Investment Comment Goldenbell shares could triple: report

Vancouver-based Goldenbell Resources is still awaiting the results of an enviromental study before it can proceed to production at its Pine Tree gold property in Mariposa Cty., Calif.

Assuming it is given the go- ahead, Goldenbell could offer some significant investor value, according to a research report by Gardiner Watson Institutional of Toronto.

Since the company has arranged all the financing required to place its $52 million(US) Pine Tree project into production and since all the permits should be in place by year-end, mining analyst Gordon Bub is committed to a share price target of $15.

At presstime Goldenbell was trading on the Toronto Stock Exchange at $6, just below its 52-week high of $7 but well above its $2.65 low point. That’s up from $5.38, when the Gardiner Watson report was written.

While potential production from the Pine Tree project forms the basis of Mr Bub’s bullish outlook, there are a number of reasons why investors should take a close look at this soon-to-be-producing company, he says.

For example, on the basis of Gardiner Watson’s earnings-per-share forecast (based on a gold price of $450), Goldenbell’s common shares are trading at less than one- half of other emerging gold producers’ price/earnings ratio. Earnings Ratios He notes that Sonora Gold Corp. with 105,000 oz and Hope Brooke Gold (126,000 oz) had price/earnings ratios of 14:4 and 13 respectively during their first year in production. In its first production year, Goldenbelle’s P/E ratio will be 6:3, he says.

“In comparison with a number of similar-sized established producers, Goldenbell’s shares are trading at about one quarter of the average price/earnings ratio,” said Mr Bub.

“Expressed in terms of annual production, per $1,000 of market capitalization, Goldenbell has more than twice the gold leverage of emerging gold producers and over four times that of established producers with a similar size.” However these estimates depend on the success of the Pine Tree mine which in turn is tied to steady gold prices. “This project is a winner, assuming the gold price holds at about its current level ($450),” Goldenbell President M. G. Berretta has said.

Scheduled to be in production by mid-1988, the property is capable of producing 130,000 oz annually at an operating cost of $229 per oz. Milling rate is expected to be 8,000 tons per day.

As reported (N.M. Dec 8/86), diluted mineable open pit reserves are set at 17.4 million tons grading 0.058 oz. Geologically inferred underground reserves add up to 15 million tons grading 0.06 oz.
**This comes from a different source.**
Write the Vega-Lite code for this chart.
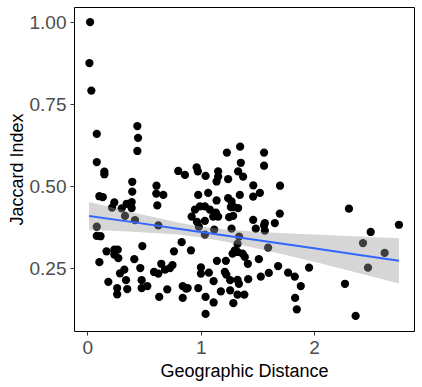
{
  "$schema": "https://vega.github.io/schema/vega-lite/v6.json",
  "width": 340,
  "height": 324,
  "autosize": "none",
  "padding": {"left": 74, "top": 7, "right": 8, "bottom": 56},
  "background": "white",
  "datasets": {
    "pts": [
      {"d":0.024,"j":1.000},{"d":0.018,"j":0.875},{"d":0.035,"j":0.791},{"d":0.083,"j":0.659},{"d":0.083,"j":0.573},
      {"d":0.150,"j":0.544},{"d":0.150,"j":0.536},{"d":0.441,"j":0.683},{"d":0.447,"j":0.647},{"d":0.441,"j":0.607},
      {"d":0.396,"j":0.513},{"d":0.396,"j":0.483},{"d":0.610,"j":0.501},{"d":0.802,"j":0.546},{"d":0.106,"j":0.469},
      {"d":0.136,"j":0.466},{"d":0.608,"j":0.477},{"d":0.670,"j":0.473},{"d":0.238,"j":0.450},{"d":0.391,"j":0.451},
      {"d":0.391,"j":0.433},{"d":0.303,"j":0.432},{"d":0.347,"j":0.446},{"d":0.617,"j":0.441},{"d":0.332,"j":0.409},
      {"d":0.420,"j":0.396},{"d":0.083,"j":0.376},{"d":0.626,"j":0.380},{"d":0.083,"j":0.348},{"d":0.116,"j":0.347},
      {"d":0.169,"j":0.301},{"d":0.238,"j":0.306},{"d":0.268,"j":0.306},{"d":0.238,"j":0.291},{"d":0.273,"j":0.280},
      {"d":0.106,"j":0.268},{"d":0.485,"j":0.317},{"d":0.414,"j":0.277},{"d":0.467,"j":0.250},{"d":0.326,"j":0.245},
      {"d":0.288,"j":0.234},{"d":0.341,"j":0.213},{"d":0.185,"j":0.208},{"d":0.263,"j":0.189},{"d":0.263,"j":0.170},
      {"d":0.352,"j":0.186},{"d":0.479,"j":0.213},{"d":0.479,"j":0.189},{"d":0.529,"j":0.195},{"d":0.588,"j":0.238},
      {"d":0.626,"j":0.233},{"d":0.652,"j":0.263},{"d":0.685,"j":0.245},{"d":0.729,"j":0.250},{"d":0.751,"j":0.259},
      {"d":0.832,"j":0.329},{"d":0.764,"j":0.301},{"d":0.705,"j":0.185},{"d":0.634,"j":0.162},{"d":0.841,"j":0.195},
      {"d":0.841,"j":0.159},{"d":0.872,"j":0.187},{"d":0.861,"j":0.534},{"d":1.348,"j":0.620},{"d":1.231,"j":0.602},
      {"d":1.559,"j":0.602},{"d":1.559,"j":0.562},{"d":1.354,"j":0.571},{"d":1.330,"j":0.545},{"d":1.374,"j":0.529},
      {"d":0.964,"j":0.557},{"d":0.975,"j":0.545},{"d":1.043,"j":0.531},{"d":1.154,"j":0.545},{"d":1.154,"j":0.529},
      {"d":1.140,"j":0.514},{"d":1.242,"j":0.521},{"d":1.464,"j":0.502},{"d":1.522,"j":0.479},{"d":1.463,"j":0.468},
      {"d":1.700,"j":0.501},{"d":0.978,"j":0.473},{"d":1.066,"j":0.479},{"d":1.140,"j":0.456},{"d":1.242,"j":0.463},
      {"d":1.272,"j":0.453},{"d":1.345,"j":0.473},{"d":1.330,"j":0.433},{"d":1.286,"j":0.409},{"d":0.920,"j":0.407},
      {"d":0.949,"j":0.428},{"d":0.993,"j":0.438},{"d":1.037,"j":0.438},{"d":1.081,"j":0.428},{"d":1.110,"j":0.407},
      {"d":1.037,"j":0.394},{"d":0.967,"j":0.391},{"d":1.154,"j":0.407},{"d":1.463,"j":0.397},{"d":1.566,"j":0.387},
      {"d":1.654,"j":0.387},{"d":1.698,"j":0.416},{"d":1.134,"j":0.419},{"d":1.266,"j":0.436},{"d":1.295,"j":0.436},
      {"d":1.251,"j":0.405},{"d":1.486,"j":0.370},{"d":1.559,"j":0.380},{"d":1.566,"j":0.364},{"d":1.119,"j":0.367},
      {"d":1.272,"j":0.370},{"d":1.339,"j":0.346},{"d":1.325,"j":0.324},{"d":1.301,"j":0.304},{"d":1.281,"j":0.294},
      {"d":1.325,"j":0.299},{"d":1.369,"j":0.294},{"d":1.389,"j":0.284},{"d":1.416,"j":0.263},{"d":1.513,"j":0.277},
      {"d":1.595,"j":0.312},{"d":1.143,"j":0.272},{"d":1.222,"j":0.272},{"d":1.072,"j":0.236},{"d":1.213,"j":0.238},
      {"d":1.226,"j":0.230},{"d":1.114,"j":0.210},{"d":1.260,"j":0.213},{"d":1.325,"j":0.214},{"d":1.337,"j":0.202},
      {"d":1.419,"j":0.216},{"d":1.530,"j":0.224},{"d":1.601,"j":0.235},{"d":1.683,"j":0.256},{"d":1.771,"j":0.236},
      {"d":1.830,"j":0.224},{"d":1.178,"j":0.179},{"d":1.260,"j":0.182},{"d":1.325,"j":0.169},{"d":1.385,"j":0.169},
      {"d":1.288,"j":0.143},{"d":1.114,"j":0.145},{"d":1.043,"j":0.162},{"d":1.043,"j":0.110},{"d":1.002,"j":0.252},
      {"d":1.002,"j":0.233},{"d":0.914,"j":0.304},{"d":0.885,"j":0.189},{"d":0.978,"j":0.189},{"d":0.984,"j":0.376},
      {"d":1.037,"j":0.352},{"d":2.308,"j":0.431},{"d":2.500,"j":0.360},{"d":2.749,"j":0.382},{"d":2.432,"j":0.326},
      {"d":2.623,"j":0.296},{"d":2.476,"j":0.251},{"d":2.273,"j":0.202},{"d":2.367,"j":0.104},{"d":1.956,"j":0.251},
      {"d":1.883,"j":0.195},{"d":1.833,"j":0.159},{"d":1.848,"j":0.124},{"d":0.218,"j":0.434}
    ],
    "band": [
      {"d":0.015,"fit":0.409,"lo":0.367,"hi":0.451},
      {"d":0.4,"fit":0.390,"lo":0.361,"hi":0.419},
      {"d":0.8,"fit":0.370,"lo":0.352,"hi":0.389},
      {"d":1.0,"fit":0.360,"lo":0.343,"hi":0.377},
      {"d":1.2,"fit":0.350,"lo":0.332,"hi":0.368},
      {"d":1.6,"fit":0.330,"lo":0.302,"hi":0.358},
      {"d":2.0,"fit":0.310,"lo":0.269,"hi":0.352},
      {"d":2.4,"fit":0.290,"lo":0.234,"hi":0.346},
      {"d":2.749,"fit":0.272,"lo":0.203,"hi":0.341}
    ]
  },
  "encoding": {
    "x": {"field": "d", "type": "quantitative",
      "scale": {"domain": [-0.118, 2.882], "nice": false, "zero": false},
      "axis": {"values": [0, 1, 2], "title": "Geographic Distance", "labelPadding": 3, "titlePadding": 5}}
  },
  "layer": [
    {
      "data": {"name": "pts"},
      "mark": {"type": "circle", "color": "black", "opacity": 1, "size": 68},
      "encoding": {
        "y": {"field": "j", "type": "quantitative",
          "scale": {"domain": [0.058, 1.046], "nice": false, "zero": false},
          "axis": {"values": [0.25, 0.5, 0.75, 1.0], "format": ".2f", "title": "Jaccard Index", "labelPadding": 4, "titlePadding": 3}}
      }
    },
    {
      "data": {"name": "band"},
      "mark": {"type": "area", "color": "#999999", "opacity": 0.4},
      "encoding": {
        "y": {"field": "lo", "type": "quantitative"},
        "y2": {"field": "hi"}
      }
    },
    {
      "data": {"name": "band"},
      "mark": {"type": "line", "color": "#3366FF", "strokeWidth": 2},
      "encoding": {
        "y": {"field": "fit", "type": "quantitative"}
      }
    }
  ],
  "config": {
    "view": {"stroke": "black", "strokeWidth": 1},
    "axis": {
      "grid": false, "domain": false,
      "tickColor": "#333333", "tickSize": 4,
      "labelColor": "#4D4D4D", "labelFont": "Liberation Sans", "labelFontSize": 19,
      "titleFont": "Liberation Sans", "titleFontSize": 18, "titleFontWeight": "normal", "titleColor": "black"
    }
  }
}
Gold loan Capital costs for the project are estimated at $51.8 million but with $36.8 million cash and a $35-million gold loan, Mr Bub says Goldenbell is in an excellent position to cover its costs.

According to the Gardiner Watson research paper, the only remaining stumbling block is a the Enviromental Impact Report which could delay the mine permit until early next month. The report is currently being reviewed by the Mariposa Board of Supervisors.

“However, the company has not encountered major opposition to the project and we expect no problem, other than the review process in receiving the necessary permits,” said Mr Bub.

Assuming that Goldenbell reaches its production targets, Mr Bub believes the shares could easily triple from the current level by mid- 1989 when the mine is expected to be in full production.

With full production at 128,000 oz in 1989, he sees earnings per share of 85 cents (with an impact of 29 cents for each $50 change in the price of gold) on revenues of $54.72 million and cash flow of $21.47 million.

While the Pine Tree project is Goldenbell’s only property on record, the company is part of the abm Mining Group which is developing the Sonora Gold project also in the famous Motherlode district.

According to Goldenbell’s 1986 annual report, Pathfinder Gold Corp. has been granted an option to earn a 30% interest in a joint venture formed with Goldenbell. Under the agreement the latter company was slated to earn $2 million for exploration and development at Pine Tree.

Pathfinder has subsequently elected not to exercise that option.